== Given problem ==
Search the records for the word "matplotlib" and report each line that has it.

== Records to use ==

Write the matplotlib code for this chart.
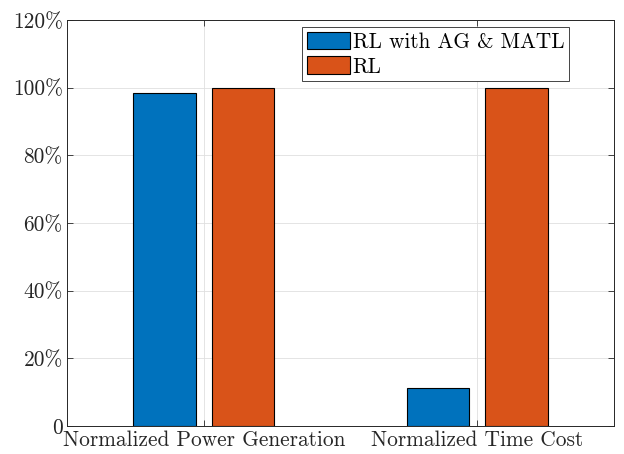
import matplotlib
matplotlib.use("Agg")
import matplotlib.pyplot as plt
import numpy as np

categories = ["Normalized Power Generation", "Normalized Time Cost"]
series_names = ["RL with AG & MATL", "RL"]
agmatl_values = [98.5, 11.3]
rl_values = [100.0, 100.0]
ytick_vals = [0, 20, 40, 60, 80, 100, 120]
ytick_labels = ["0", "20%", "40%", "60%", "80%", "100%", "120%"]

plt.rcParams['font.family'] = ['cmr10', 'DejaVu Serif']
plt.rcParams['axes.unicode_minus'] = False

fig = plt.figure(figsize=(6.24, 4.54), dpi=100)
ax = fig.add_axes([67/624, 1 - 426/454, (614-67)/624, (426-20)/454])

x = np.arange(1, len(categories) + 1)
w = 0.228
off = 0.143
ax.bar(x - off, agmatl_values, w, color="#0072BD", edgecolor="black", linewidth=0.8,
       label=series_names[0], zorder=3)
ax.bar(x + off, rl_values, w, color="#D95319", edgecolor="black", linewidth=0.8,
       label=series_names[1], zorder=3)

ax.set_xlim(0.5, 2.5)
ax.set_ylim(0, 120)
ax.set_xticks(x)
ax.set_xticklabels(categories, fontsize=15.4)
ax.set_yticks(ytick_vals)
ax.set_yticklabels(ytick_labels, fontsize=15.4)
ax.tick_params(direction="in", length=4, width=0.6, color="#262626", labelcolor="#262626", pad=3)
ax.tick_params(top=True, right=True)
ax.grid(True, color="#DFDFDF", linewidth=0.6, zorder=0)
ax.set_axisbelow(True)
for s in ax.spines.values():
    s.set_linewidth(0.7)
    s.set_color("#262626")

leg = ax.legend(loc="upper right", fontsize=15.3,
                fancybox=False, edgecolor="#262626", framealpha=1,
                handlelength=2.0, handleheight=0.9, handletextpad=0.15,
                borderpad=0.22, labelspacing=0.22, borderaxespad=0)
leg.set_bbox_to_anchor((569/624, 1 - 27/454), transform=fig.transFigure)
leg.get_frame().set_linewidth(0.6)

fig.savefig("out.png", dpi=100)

--

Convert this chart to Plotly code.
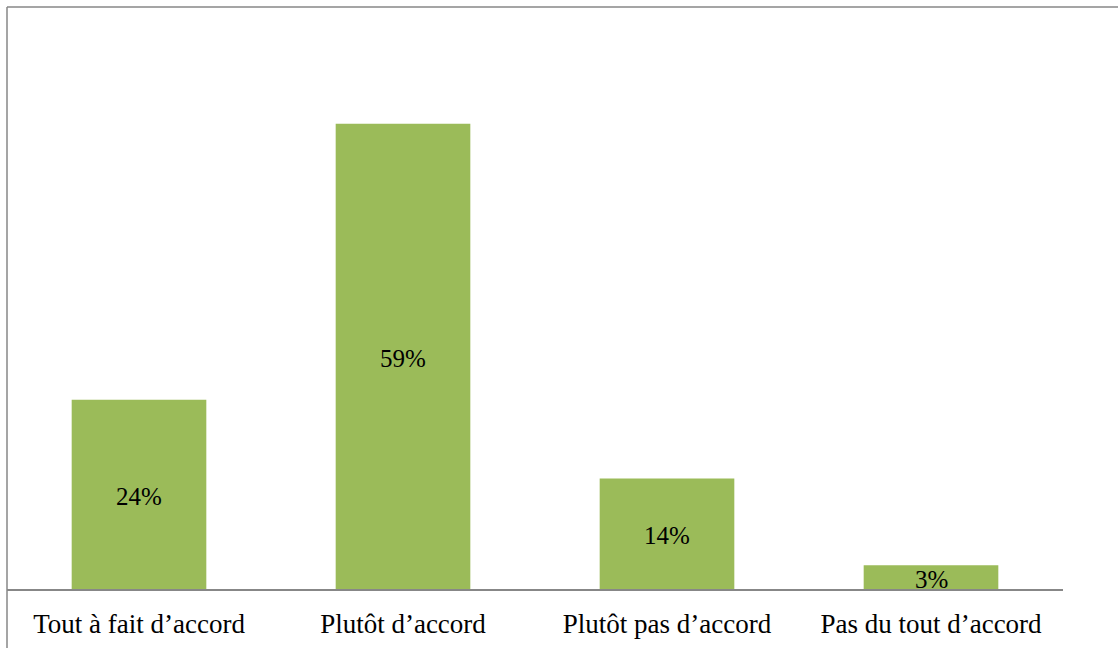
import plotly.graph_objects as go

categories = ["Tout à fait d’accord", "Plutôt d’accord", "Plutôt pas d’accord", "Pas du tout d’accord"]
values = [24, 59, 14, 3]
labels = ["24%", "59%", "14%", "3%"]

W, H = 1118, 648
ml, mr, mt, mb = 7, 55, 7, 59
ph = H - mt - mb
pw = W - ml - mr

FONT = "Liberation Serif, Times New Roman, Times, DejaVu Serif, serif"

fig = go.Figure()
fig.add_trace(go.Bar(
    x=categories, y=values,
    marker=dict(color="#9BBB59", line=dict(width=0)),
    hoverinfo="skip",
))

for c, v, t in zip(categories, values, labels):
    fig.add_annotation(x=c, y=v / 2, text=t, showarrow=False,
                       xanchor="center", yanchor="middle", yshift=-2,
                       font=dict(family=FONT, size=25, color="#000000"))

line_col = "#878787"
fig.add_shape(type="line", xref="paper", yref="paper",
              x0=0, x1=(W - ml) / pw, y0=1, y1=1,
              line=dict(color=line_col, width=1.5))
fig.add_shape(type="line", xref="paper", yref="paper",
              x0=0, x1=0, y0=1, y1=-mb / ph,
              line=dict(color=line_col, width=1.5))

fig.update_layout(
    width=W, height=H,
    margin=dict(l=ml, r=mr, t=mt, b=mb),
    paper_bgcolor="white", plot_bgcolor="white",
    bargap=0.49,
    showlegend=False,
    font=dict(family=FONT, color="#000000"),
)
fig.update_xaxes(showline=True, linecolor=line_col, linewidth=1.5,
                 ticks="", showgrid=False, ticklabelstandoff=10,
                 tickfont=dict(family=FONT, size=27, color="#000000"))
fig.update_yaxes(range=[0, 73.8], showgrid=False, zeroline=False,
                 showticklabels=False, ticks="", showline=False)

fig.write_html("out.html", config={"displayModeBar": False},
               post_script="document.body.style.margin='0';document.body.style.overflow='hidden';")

== Task response ==
Write the matplotlib code for this chart.
import matplotlib
matplotlib.use("Agg")
import matplotlib.pyplot as plt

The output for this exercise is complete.